Scenario 6: CHP, MHP, HDP form coalition government
If the AK Party cannot form a coalition government with other parties, the CHP, the MHP and the HDP's deputies are just enough to form one, with their total of 292 deputies in the parliament. Such a scenario, although mathematically possible on paper, is actually quite difficult to actualize, since the right-wing MHP's strongly nationalist ideology clashes with those of the pro-Kurdish HDP.
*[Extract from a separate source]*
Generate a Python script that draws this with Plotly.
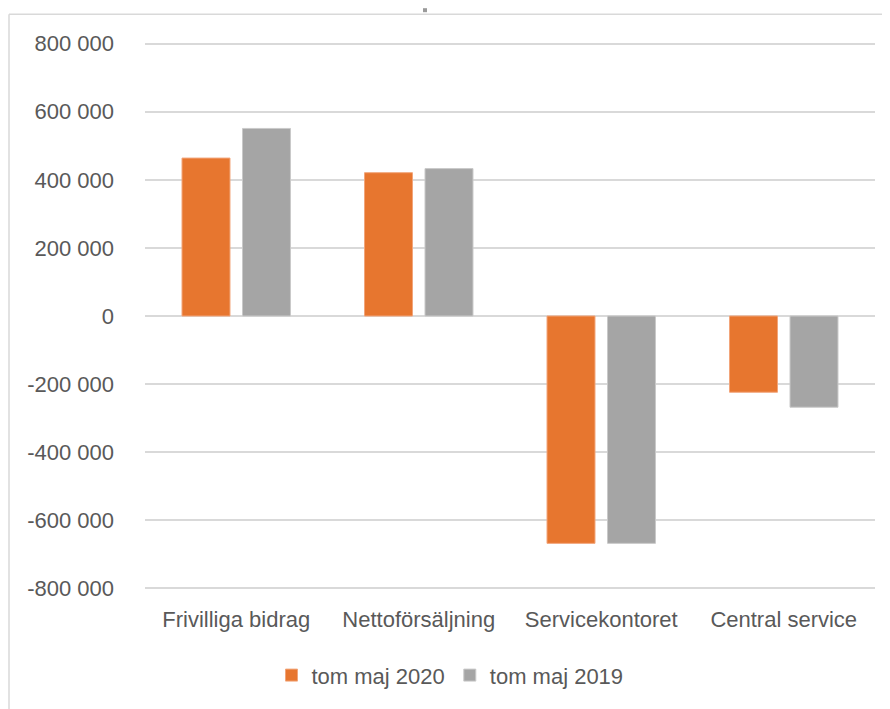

In fact, this would not be the first example in Turkish history of different ideologies forming a government. In 1999, the MHP came together with Democratic Left Party (DSP) and center-right Motherland Party (ANAP). All the three parties sacrificed some of their policies, but they saw the coalition government as a necessary step to prevent military's increasing effect in Turkish politics. However unusual this coalition was, it managed to dodge two major earthquakes that devastated Turkey's industrial base, one major financial crisis due to ailing economy and financial system, various political crises and foreign policy issues. The ill-famed coalition pulled through many important administrative and economic reforms of the EU accession agenda, which were later benefited by the AK Party's single party governments.
This example proves that different ideologies could work under one goal even in very tough conditions, and with the current strength of Turkish democracy and economy, an uneasy coalition may still work.
Scenario 7: Early election
If no working coalition can be formed, or a minority government fails to win a confidence vote within 45 days, the constitution gives the President Erdoğan the authority to call an early parliamentary election, which would be the seventh scenario.
That election would have to be held 90 days later.